Crime and Justice News

In the more than 50 years since a bomb ripped through a mathematics center at the University of Wisconsin, killing a graduate student and injuring several others in an attack protesting the Vietnam War, the FBI has received hundreds of tips about the whereabouts of one of the suspects, Leo Burt. Just weeks after the attack on Aug. 24, 1970, a waitress in Cleveland was convinced that she had seen him. Years later, another tipster thought he had spotted Burt at a homeless shelter in Denver. One man said he had seen the fugitive working at a resort in Costa Rica. Burt was never found. Now, in an attempt to develop new leads, the FBI released new images of what Burt might look like today, aged 75, the New York Times reports.

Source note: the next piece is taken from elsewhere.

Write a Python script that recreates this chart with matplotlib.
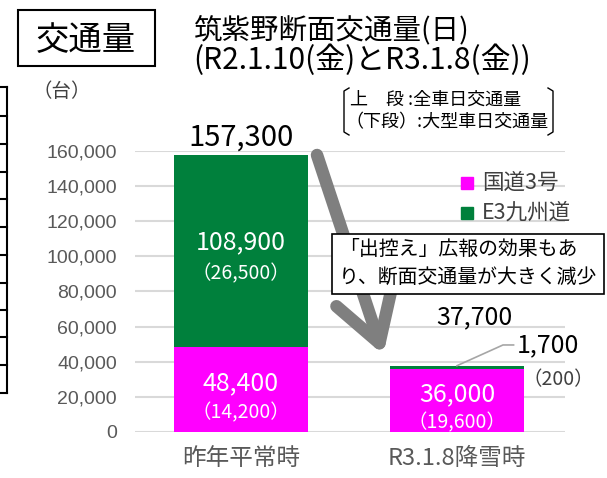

In one of the images, he wears the same wire-framed round glasses that he wore as a young man. He remains wanted for sabotage, destruction of government property and conspiracy, and “should be considered armed and dangerous,” the FBI said. Burt, a University of Wisconsin student in his 20s at the time of the attack, was among four men who the authorities say plotted to bomb the mathematics center, committing the largest act of domestic terrorism at the time. The four men are said to have detonated a stolen truck containing fertilizer and fuel oil near Sterling Hall, the building that housed the mathematics center, which was affiliated with the U.S. Army. The blast and fire killed Robert Fassnacht, a 33-year-old physics researcher, and injured five others. Investigators at the time said the explosion caused around $6 million in damage.